Fourth, and most important of all, the new BAC will facilitate our students’ mastery of theatrical, musical, visual arts, and dance skills. While the new Guthrie is proudly introducing its three new theaters, the College of Saint Benedict is proud to provide the students of Saint Benedict’s and Saint John’s with 4 theaters and a Music Rehearsal Hall (a total of 7 venues for both schools, counting Saint John’s Stephen B. Humphrey Theater and Pellegrene Auditorium). The kind of work required of an actor or musician to succeed in one space will not work for a performance in another. So this rich variety of venues, we predict, will inspire a new burst of creativity. Part of that burst will be among dance students practicing in the Arlene Helgeson Dance Studio. They will be leaping on a dance floor matched only by one in London and another in New York. They are destined for greatness.
I want to conclude my introductory remarks with a heartfelt thank you to all of those who made it possible.
First, I thank our friends and donors, many of whom I have already acknowledged, and whose names you will see on commemorative plaques throughout the building. And allow me just a small plug. I, after all, am a college president. There is still time to be part of the future of this award-wining facility—spaces that are yet unnamed (and a few empty bricks to be filled in on the commemorative wall in the lobby, and seats in the Petters and Gorecki auditorium that are just crying to have your names on them)!
We thank Hammel, Green and Abrahamson our fine architectural firm for their extraordinary vision, this time in the persons of Tim Carl and Jamie Milne Rojek.
We thank our wonderful contractors from Donlar Construction, Don Kainz, Owner and CEO, Dan Harlander, Project Manager, and Darrel Ashfelt and Jake Wakemann, Project Superintendents.
We thank our Mechanical Engineer, Matt Jensen from Hallberg Engineering, our Electrical Engineer, Wally Sharp from Wunderlich Malec, Andy Fritz from Eljay Plumbing and Heating, and John McDowell from McDowell Mechanical
Forgive me, however, for bestowing much of my thanks and pride on the entire Facilities Management Division of the College of Saint Benedict.

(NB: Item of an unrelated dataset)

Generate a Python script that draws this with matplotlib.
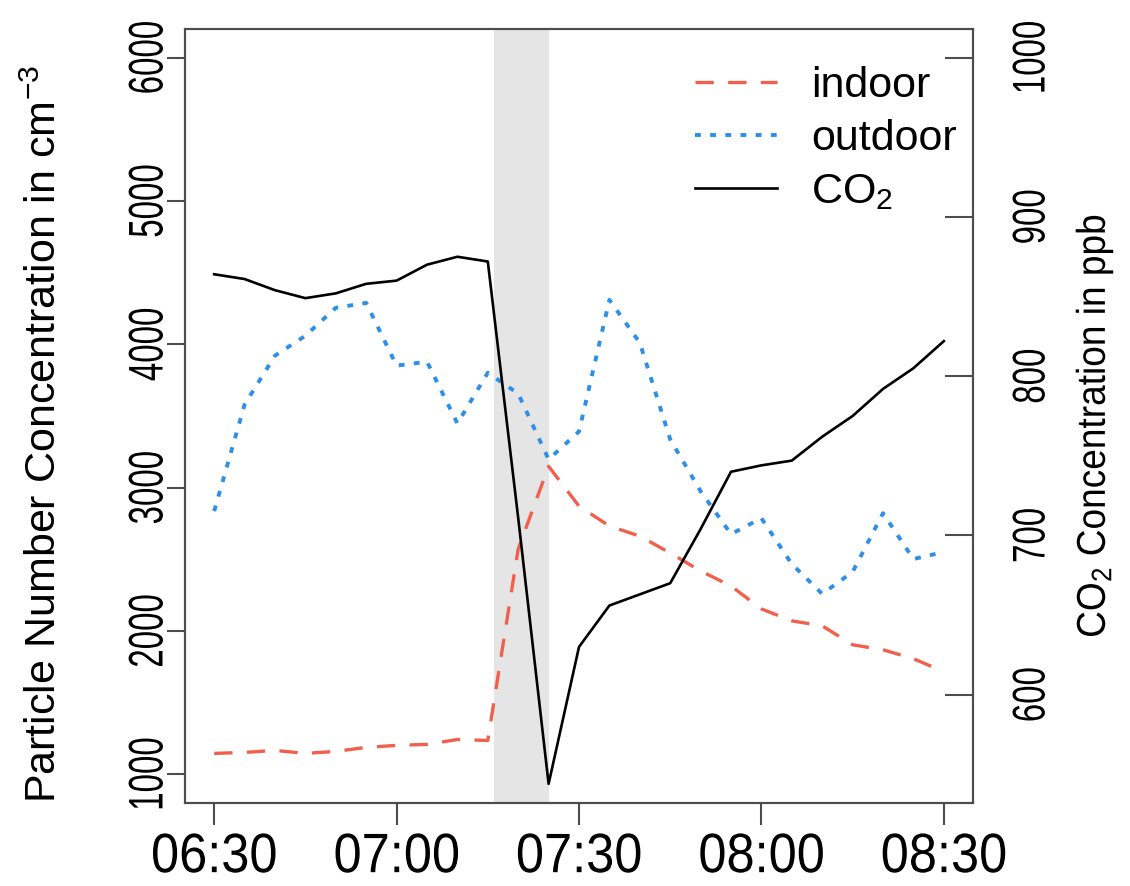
import matplotlib
matplotlib.use("Agg")
import matplotlib.pyplot as plt
import matplotlib.dates as mdates
from matplotlib.patheffects import AbstractPathEffect
from matplotlib.transforms import Affine2D
import pandas as pd

plt.rcParams['font.family'] = ['Liberation Sans', 'DejaVu Sans']
plt.rcParams['mathtext.fontset'] = 'custom'
plt.rcParams['mathtext.rm'] = 'Liberation Sans'

# 5-minute readings
times = ["06:30", "06:35", "06:40", "06:45", "06:50", "06:55", "07:00", "07:05", "07:10",
         "07:15", "07:20", "07:25", "07:30", "07:35", "07:40", "07:45", "07:50", "07:55",
         "08:00", "08:05", "08:10", "08:15", "08:20", "08:25", "08:30"]
indoor = [1146, 1153, 1167, 1146, 1160, 1188, 1202, 1209, 1243, 1236, 2572, 3149, 2871,
          2732, 2662, 2544, 2419, 2314, 2154, 2071, 2036, 1904, 1869, 1807, 1716]
outdoor = [2836, 3580, 3921, 4060, 4255, 4289, 3851, 3879, 3448, 3802, 3656, 3197, 3392,
           4310, 4011, 3337, 2975, 2676, 2787, 2467, 2259, 2412, 2822, 2502, 2551]
co2 = [864, 861, 854, 849, 852, 858, 860, 870, 875, 872, 711, 544, 630,
       656, 663, 670, 704, 740, 744, 747, 762, 775, 792, 805, 822]
shade = ["07:16", "07:25"]


class Narrow(AbstractPathEffect):
    # squeeze glyphs along the writing direction, like the condensed font of the original
    def __init__(self, sx):
        super().__init__()
        self.sx = sx

    def draw_path(self, renderer, gc, tpath, affine, rgbFace=None):
        ext = tpath.get_extents()
        cx = (ext.x0 + ext.x1) / 2
        tr = Affine2D().translate(-cx, 0).scale(self.sx, 1).translate(cx, 0) + affine
        renderer.draw_path(gc, tpath, tr, rgbFace)


day = "2021-01-01 "
t = pd.to_datetime([day + s for s in times])
frame_col = "#4d4d4d"

fig = plt.figure(figsize=(11.3, 8.86), dpi=100)
ax1 = fig.add_axes([185 / 1130, 83 / 886, 788 / 1130, 774 / 886])
ax2 = ax1.twinx()

ax1.axvspan(pd.Timestamp(day + shade[0]), pd.Timestamp(day + shade[1]),
            color="#e5e5e5", lw=0, zorder=0)
l_in, = ax1.plot(t, indoor, color="#f0604d", lw=2.4, ls=(0, (5.5, 4.3)), label="indoor")
l_out, = ax1.plot(t, outdoor, color="#2e8fe8", lw=2.8, ls=(0, (1.5, 2.4)), label="outdoor")
l_co2, = ax2.plot(t, co2, color="black", lw=1.9, label="CO$\\mathregular{_2}$")

pad = pd.Timedelta(minutes=4.8)
ax1.set_xlim(t[0] - pad, t[-1] + pad)
ax1.set_ylim(800, 6200)
ax2.set_ylim(532, 1018)
ax1.set_yticks([1000, 2000, 3000, 4000, 5000, 6000])
ax2.set_yticks([600, 700, 800, 900, 1000])
ax1.xaxis.set_major_locator(mdates.MinuteLocator(byminute=[0, 30]))
ax1.xaxis.set_major_formatter(mdates.DateFormatter("%H:%M"))

for ax in (ax1, ax2):
    for sp in ax.spines.values():
        sp.set_color(frame_col)
        sp.set_linewidth(1.5)

ax1.tick_params(axis='x', length=16, width=1.5, color=frame_col, pad=5, labelsize=40)
ax1.tick_params(axis='y', length=13, width=1.5, color=frame_col, pad=-4, labelsize=35)
ax2.tick_params(axis='y', direction='in', length=20, width=1.5, color=frame_col,
                pad=27, labelsize=33)
plt.setp(ax1.get_yticklabels(), rotation=90, va='center', path_effects=[Narrow(0.68)])
plt.setp(ax2.get_yticklabels(), rotation=90, va='center', path_effects=[Narrow(0.72)])
plt.setp(ax1.get_xticklabels(), path_effects=[Narrow(0.91)])

ax1.set_ylabel("Particle Number Concentration in cm$\\mathregular{^{-3}}$", fontsize=31)
ax1.yaxis.set_label_coords(-0.152, 0.477)
ax2.set_ylabel("CO$\\mathregular{_2}$ Concentration in ppb", fontsize=29,
               path_effects=[Narrow(0.92)])
ax2.yaxis.set_label_coords(1.127, 0.487)

ax2.legend(handles=[l_in, l_out, l_co2], loc='upper left',
           bbox_to_anchor=(695 / 1130, 1 - 66 / 886), bbox_transform=fig.transFigure,
           frameon=False, borderpad=0, borderaxespad=0, fontsize=31,
           handlelength=1.9, handletextpad=0.8, labelspacing=0.3)

fig.savefig("out.png", dpi=100)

Jim Fredricks our Chief of Physical Plant and Facilities Manager, and part of my cabinet—whom we ought to call Saint Jim, Larry Christian, Terry Loso and Mike Juntenen.
I offer too, a very special thank you to the people of our own Fine Arts Staff who were the glue who held it all together: Anna Thompson, Executive Director of Fine Arts Programming, Tom Darnall who made sure that communication between faculty, facilities, management and staff went well, Mary Darnall, our Director of Operations, and Jack Dempsey, our production manager who keeps the whole thing running.
Last but not least, I thank the Fine Arts Faculty and students for their love, dedication, vision, and dreams that have kept this space alive and vibrant for forty years and who will continue to be the heart, soul, and spirit that lie within.
There are so many people who made this happen, it’s clear to me that I have forgotten someone. Please know that it took each and every person, however big or small their role to make this project a reality.
I invite you, as we now bless and tour the Benedicta Arts Center of the College of Saint Benedict, to think about its renewed significance—as a facility, as a support for faculty work, as a gift to the campus and civic communities, and as a laboratory for student artists.